**PROBLEM DESCRIPTION:**
The material below holds pictures; leave them out and reproduce exactly the lines from the one with "Clone this chart in Bokeh." through the one with "from bokeh.resources import INLINE", inclusive.

**GIVEN INFORMATION:**
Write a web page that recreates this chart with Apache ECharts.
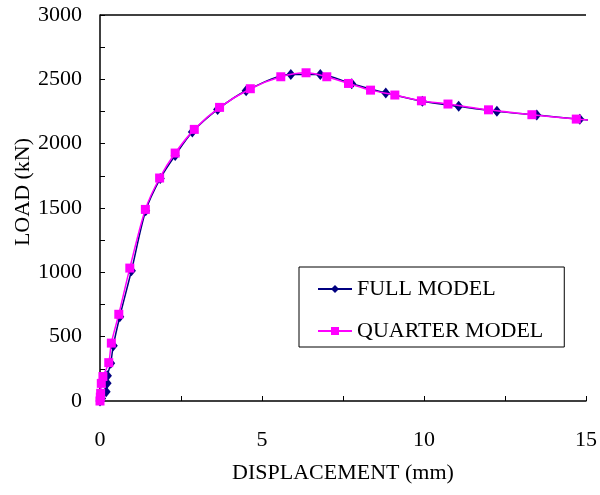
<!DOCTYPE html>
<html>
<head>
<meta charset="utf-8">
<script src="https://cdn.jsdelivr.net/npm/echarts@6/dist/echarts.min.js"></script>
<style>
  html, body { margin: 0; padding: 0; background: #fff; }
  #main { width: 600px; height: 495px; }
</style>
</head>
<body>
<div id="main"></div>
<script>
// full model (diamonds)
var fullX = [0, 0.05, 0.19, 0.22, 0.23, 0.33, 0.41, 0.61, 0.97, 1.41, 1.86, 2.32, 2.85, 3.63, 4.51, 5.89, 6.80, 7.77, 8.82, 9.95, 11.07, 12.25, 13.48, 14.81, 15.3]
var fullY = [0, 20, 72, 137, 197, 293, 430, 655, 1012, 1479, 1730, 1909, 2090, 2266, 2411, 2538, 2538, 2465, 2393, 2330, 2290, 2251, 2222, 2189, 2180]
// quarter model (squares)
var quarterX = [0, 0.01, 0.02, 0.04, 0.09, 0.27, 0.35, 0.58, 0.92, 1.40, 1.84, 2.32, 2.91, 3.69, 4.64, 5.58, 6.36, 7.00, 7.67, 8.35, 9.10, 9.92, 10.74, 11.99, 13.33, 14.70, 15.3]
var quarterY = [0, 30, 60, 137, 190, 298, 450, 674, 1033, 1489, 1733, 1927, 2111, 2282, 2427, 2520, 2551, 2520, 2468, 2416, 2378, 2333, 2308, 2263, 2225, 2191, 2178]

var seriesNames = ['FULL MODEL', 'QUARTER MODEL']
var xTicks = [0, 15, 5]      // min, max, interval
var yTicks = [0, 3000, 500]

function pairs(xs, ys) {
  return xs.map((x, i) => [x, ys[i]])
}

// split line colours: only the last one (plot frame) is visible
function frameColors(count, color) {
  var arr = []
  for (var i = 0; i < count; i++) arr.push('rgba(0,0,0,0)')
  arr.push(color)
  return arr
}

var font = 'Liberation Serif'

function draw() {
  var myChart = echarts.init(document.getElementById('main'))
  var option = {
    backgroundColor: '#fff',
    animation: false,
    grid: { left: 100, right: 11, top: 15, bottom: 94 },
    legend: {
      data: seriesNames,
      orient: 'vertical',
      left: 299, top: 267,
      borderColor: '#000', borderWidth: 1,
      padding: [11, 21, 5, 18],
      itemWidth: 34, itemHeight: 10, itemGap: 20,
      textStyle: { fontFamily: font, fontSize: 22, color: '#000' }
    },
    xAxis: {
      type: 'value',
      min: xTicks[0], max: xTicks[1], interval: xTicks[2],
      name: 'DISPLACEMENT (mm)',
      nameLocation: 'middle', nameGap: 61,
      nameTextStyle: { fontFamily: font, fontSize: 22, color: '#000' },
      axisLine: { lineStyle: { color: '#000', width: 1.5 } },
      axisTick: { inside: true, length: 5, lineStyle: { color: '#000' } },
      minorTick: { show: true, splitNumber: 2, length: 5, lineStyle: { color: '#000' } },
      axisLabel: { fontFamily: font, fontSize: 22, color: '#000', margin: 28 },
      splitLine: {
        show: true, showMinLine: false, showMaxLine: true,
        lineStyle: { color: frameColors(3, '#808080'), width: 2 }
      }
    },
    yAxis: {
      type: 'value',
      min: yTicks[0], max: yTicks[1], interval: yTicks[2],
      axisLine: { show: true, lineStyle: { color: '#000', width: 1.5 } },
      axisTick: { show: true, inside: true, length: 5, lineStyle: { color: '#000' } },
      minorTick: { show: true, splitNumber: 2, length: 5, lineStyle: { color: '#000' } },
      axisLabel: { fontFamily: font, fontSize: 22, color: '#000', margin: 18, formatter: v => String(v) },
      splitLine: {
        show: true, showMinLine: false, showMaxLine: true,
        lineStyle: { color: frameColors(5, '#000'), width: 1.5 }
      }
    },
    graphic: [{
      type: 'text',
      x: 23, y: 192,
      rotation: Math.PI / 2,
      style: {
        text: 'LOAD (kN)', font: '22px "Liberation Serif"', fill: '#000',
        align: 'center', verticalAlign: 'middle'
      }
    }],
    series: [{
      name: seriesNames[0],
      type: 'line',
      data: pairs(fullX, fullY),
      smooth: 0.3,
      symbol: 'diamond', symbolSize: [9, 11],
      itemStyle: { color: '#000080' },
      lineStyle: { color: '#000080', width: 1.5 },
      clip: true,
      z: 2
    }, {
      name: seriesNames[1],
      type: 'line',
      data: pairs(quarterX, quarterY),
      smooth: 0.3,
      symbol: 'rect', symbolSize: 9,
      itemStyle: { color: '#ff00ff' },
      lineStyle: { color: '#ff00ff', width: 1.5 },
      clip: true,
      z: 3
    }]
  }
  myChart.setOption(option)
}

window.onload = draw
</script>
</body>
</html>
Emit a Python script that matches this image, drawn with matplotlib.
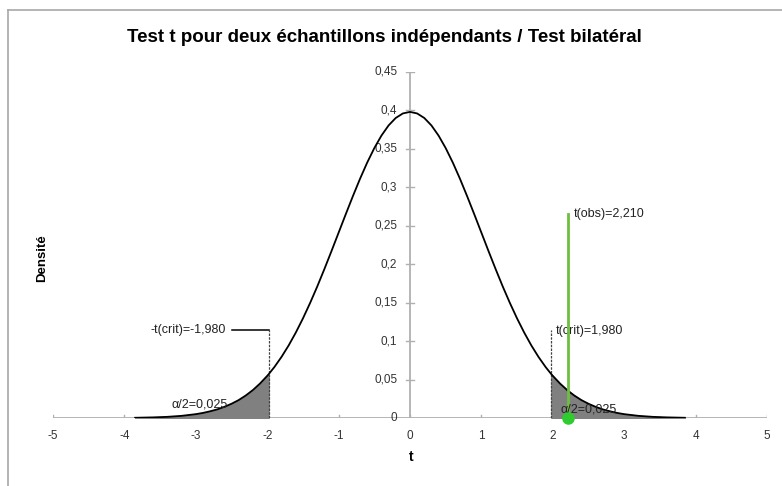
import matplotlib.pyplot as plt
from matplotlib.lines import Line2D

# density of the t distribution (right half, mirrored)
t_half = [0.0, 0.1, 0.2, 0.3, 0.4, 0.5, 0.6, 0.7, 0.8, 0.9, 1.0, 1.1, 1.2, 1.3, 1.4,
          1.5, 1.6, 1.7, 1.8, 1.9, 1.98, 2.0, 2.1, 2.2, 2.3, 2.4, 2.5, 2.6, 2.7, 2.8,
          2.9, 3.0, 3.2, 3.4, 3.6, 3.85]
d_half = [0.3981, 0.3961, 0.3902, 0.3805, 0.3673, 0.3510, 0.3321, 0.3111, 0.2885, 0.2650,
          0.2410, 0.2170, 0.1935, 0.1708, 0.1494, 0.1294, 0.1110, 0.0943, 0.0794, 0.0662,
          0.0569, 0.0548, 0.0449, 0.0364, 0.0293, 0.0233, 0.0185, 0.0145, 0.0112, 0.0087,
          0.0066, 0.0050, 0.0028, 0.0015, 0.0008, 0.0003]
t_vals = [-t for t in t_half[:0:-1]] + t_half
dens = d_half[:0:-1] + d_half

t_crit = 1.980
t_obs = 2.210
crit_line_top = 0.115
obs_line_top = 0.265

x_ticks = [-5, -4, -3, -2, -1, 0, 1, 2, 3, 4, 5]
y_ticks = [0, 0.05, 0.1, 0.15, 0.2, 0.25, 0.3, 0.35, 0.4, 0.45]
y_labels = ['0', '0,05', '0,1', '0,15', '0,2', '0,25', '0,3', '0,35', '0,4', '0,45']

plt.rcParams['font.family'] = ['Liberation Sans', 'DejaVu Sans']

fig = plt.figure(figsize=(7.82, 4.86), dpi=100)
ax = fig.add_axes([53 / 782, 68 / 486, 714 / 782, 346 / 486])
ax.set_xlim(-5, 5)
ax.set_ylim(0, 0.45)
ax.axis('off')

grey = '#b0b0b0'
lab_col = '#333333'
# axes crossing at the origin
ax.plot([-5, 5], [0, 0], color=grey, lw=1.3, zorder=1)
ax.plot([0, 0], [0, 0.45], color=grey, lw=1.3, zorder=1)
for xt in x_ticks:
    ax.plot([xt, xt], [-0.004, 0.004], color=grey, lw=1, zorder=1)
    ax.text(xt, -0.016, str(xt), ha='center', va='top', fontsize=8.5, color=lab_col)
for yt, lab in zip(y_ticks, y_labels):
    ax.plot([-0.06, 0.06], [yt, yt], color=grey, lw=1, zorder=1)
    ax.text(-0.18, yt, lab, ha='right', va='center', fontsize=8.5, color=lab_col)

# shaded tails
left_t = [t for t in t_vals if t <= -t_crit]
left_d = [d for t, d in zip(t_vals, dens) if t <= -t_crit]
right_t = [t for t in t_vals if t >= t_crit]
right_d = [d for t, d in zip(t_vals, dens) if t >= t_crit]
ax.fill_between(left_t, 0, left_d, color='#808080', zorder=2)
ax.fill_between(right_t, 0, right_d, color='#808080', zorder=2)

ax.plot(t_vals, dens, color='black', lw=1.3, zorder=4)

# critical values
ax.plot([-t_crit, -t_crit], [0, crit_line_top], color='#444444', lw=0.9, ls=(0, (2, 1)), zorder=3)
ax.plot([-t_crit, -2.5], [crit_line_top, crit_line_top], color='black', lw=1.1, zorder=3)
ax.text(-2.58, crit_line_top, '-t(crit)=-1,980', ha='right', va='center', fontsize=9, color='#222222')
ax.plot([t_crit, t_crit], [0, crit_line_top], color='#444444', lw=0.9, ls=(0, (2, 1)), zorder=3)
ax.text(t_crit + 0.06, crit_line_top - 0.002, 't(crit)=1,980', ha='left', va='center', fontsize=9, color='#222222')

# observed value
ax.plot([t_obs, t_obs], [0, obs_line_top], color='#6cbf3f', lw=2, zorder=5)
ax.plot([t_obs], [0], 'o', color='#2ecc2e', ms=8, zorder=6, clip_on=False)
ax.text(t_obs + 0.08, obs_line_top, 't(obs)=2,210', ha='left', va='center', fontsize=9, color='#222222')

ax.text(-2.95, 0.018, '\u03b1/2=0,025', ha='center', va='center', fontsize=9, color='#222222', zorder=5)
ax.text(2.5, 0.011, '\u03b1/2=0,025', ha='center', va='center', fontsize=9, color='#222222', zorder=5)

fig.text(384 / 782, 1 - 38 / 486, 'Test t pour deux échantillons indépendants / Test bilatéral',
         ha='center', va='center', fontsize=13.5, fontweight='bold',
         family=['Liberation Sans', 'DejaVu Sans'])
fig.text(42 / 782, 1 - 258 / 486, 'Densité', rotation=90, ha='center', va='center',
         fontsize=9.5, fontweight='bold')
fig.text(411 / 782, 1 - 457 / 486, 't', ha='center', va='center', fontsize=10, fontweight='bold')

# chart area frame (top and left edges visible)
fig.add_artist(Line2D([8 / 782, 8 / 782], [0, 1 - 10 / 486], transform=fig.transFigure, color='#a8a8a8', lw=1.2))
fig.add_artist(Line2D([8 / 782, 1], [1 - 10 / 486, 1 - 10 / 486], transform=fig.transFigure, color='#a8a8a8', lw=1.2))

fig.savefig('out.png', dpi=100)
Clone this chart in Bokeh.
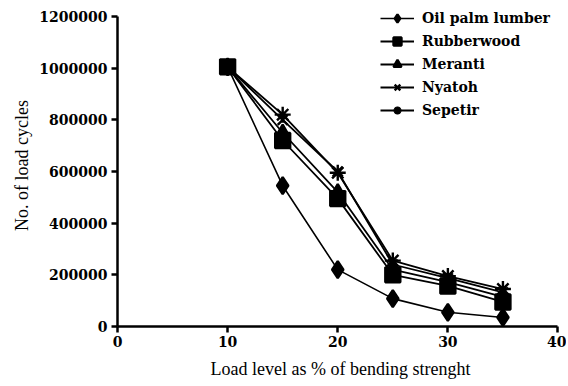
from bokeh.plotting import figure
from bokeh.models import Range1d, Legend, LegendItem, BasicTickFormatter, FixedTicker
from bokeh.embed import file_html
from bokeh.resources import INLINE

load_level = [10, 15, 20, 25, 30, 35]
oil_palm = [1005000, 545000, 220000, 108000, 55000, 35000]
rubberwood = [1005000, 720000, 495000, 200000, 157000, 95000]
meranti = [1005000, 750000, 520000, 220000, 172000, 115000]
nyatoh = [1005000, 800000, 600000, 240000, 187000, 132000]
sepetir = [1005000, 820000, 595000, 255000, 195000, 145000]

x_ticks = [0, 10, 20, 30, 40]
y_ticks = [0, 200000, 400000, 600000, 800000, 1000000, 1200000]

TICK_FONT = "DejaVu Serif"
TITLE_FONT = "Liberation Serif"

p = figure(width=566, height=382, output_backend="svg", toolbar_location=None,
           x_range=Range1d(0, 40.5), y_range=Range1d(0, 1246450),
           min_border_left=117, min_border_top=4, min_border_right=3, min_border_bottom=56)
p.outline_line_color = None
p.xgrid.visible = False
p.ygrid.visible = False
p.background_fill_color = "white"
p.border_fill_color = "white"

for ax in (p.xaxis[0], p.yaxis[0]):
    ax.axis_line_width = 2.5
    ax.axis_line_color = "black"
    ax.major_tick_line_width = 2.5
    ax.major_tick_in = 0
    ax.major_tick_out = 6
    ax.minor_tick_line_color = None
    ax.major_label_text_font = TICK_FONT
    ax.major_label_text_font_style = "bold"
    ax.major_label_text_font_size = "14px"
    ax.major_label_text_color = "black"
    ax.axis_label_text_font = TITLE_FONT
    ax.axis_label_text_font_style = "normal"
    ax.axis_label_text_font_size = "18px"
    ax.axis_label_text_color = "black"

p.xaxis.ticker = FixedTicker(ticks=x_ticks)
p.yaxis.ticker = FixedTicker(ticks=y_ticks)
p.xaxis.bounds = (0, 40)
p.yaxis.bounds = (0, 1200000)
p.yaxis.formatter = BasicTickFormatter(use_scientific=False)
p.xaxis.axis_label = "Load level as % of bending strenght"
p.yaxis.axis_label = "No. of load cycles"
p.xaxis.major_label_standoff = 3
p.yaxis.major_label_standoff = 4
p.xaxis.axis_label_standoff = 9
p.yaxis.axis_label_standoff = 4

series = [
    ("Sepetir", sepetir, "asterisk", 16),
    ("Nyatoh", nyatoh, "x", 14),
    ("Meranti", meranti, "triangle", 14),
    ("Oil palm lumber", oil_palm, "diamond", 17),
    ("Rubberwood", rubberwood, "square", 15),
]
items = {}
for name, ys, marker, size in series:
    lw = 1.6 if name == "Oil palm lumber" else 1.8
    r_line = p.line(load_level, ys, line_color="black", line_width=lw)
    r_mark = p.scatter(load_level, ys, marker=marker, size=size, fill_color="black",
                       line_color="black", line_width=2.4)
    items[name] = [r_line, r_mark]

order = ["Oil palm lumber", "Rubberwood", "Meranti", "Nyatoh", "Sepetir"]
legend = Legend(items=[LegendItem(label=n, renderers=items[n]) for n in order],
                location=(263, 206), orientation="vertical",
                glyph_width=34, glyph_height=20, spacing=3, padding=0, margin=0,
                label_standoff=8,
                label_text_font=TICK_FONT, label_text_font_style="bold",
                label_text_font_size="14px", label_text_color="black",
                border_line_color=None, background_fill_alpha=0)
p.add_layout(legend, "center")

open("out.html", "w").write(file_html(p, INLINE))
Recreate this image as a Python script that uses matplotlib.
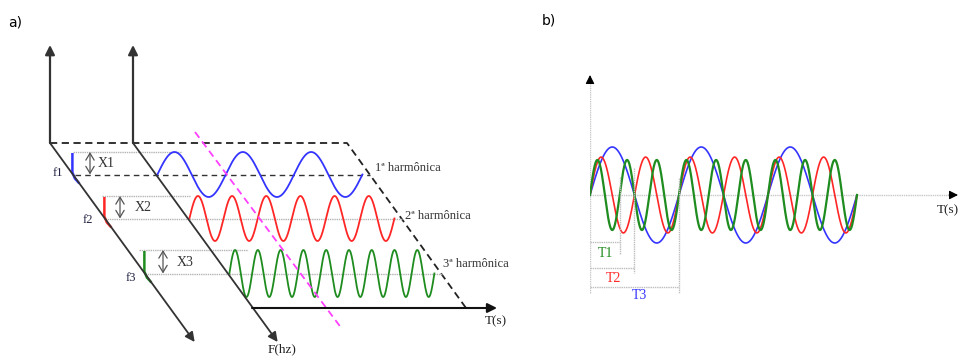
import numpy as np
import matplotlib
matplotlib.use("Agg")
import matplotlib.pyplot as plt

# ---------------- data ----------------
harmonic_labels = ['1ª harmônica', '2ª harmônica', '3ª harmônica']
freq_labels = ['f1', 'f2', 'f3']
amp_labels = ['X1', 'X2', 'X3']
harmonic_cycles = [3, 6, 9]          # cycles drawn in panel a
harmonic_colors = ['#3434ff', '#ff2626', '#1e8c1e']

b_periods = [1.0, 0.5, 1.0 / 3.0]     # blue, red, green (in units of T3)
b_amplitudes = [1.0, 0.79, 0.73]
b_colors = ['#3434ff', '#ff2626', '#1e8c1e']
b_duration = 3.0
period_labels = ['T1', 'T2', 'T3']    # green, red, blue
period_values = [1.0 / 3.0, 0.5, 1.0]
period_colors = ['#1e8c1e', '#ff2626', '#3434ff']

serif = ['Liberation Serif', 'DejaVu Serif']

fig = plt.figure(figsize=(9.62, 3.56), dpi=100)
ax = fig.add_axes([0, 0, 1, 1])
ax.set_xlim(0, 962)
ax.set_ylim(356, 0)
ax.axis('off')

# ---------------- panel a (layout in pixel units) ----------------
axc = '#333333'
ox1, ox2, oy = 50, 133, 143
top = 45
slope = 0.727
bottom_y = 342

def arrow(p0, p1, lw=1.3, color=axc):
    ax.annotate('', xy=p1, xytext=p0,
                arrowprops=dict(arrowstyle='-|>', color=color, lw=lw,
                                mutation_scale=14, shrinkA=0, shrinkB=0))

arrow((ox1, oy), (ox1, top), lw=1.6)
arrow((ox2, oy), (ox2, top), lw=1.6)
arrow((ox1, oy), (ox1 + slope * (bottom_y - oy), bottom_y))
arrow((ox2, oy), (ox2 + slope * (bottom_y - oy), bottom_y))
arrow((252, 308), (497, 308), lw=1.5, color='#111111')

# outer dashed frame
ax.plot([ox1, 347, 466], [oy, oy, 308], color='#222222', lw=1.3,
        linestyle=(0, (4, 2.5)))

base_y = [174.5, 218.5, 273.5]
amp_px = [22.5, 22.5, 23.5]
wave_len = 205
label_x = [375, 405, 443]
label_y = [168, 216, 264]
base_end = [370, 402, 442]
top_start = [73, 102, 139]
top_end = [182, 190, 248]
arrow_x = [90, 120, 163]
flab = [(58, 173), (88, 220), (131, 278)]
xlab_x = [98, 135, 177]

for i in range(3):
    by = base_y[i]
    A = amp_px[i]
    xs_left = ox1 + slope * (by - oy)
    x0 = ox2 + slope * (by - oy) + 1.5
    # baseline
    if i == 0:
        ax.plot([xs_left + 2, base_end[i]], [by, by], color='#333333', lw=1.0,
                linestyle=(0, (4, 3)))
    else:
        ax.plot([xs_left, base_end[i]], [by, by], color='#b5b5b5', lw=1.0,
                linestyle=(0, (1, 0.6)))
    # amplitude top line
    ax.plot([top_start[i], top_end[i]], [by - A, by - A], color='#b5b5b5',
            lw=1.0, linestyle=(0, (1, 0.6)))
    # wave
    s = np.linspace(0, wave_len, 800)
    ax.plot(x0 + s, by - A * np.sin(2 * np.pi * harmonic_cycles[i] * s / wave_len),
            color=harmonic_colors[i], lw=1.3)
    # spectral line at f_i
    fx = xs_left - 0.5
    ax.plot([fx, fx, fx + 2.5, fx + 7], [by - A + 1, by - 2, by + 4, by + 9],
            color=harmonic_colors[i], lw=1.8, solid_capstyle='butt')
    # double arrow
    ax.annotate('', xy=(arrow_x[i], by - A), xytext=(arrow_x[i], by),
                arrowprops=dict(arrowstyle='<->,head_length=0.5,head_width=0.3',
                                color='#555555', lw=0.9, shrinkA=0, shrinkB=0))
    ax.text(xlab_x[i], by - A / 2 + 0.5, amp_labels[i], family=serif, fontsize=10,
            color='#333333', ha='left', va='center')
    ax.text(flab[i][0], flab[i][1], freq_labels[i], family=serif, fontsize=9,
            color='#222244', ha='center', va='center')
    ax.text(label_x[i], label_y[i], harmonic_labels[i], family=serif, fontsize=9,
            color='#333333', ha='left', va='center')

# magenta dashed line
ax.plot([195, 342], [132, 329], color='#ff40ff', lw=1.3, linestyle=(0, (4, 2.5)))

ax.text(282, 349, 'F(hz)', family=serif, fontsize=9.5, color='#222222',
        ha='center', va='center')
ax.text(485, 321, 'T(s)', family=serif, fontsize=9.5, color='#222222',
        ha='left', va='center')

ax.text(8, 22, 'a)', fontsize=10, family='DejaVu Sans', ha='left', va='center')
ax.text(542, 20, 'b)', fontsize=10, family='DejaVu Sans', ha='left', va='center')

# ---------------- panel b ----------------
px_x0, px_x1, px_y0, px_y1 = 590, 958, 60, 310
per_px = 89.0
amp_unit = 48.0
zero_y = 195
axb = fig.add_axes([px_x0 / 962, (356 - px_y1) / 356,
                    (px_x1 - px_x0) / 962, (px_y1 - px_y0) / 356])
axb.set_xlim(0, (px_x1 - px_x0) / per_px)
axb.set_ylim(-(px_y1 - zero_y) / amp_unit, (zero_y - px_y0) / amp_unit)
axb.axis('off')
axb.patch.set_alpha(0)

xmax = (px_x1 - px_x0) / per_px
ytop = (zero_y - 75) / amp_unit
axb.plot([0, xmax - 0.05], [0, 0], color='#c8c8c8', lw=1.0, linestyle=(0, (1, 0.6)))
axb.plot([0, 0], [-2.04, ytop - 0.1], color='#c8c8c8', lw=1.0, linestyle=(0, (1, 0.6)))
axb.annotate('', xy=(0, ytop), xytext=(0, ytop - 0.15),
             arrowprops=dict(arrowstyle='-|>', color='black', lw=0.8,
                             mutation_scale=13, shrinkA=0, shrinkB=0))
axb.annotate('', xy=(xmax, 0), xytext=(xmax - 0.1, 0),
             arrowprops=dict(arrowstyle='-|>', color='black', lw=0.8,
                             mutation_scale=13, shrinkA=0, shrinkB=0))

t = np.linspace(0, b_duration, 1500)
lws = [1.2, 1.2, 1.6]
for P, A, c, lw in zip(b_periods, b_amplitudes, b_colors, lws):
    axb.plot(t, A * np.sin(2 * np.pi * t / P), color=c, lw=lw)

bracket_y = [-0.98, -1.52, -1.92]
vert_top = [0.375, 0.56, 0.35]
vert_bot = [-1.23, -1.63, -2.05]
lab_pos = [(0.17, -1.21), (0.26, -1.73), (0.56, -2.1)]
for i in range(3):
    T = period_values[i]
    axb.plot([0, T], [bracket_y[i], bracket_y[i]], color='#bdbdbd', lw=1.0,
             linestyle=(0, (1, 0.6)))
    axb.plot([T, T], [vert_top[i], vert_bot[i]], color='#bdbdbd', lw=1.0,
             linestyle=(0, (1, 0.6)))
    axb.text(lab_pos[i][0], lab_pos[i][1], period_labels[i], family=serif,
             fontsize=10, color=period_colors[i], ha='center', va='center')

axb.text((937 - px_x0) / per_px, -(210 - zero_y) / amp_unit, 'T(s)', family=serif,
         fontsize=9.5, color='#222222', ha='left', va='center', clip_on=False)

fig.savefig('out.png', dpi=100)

**ANSWER FOR THIS EXERCISE:**
Clone this chart in Bokeh.
from bokeh.plotting import figure
from bokeh.models import Range1d, Legend, LegendItem, BasicTickFormatter, FixedTicker
from bokeh.embed import file_html
from bokeh.resources import INLINE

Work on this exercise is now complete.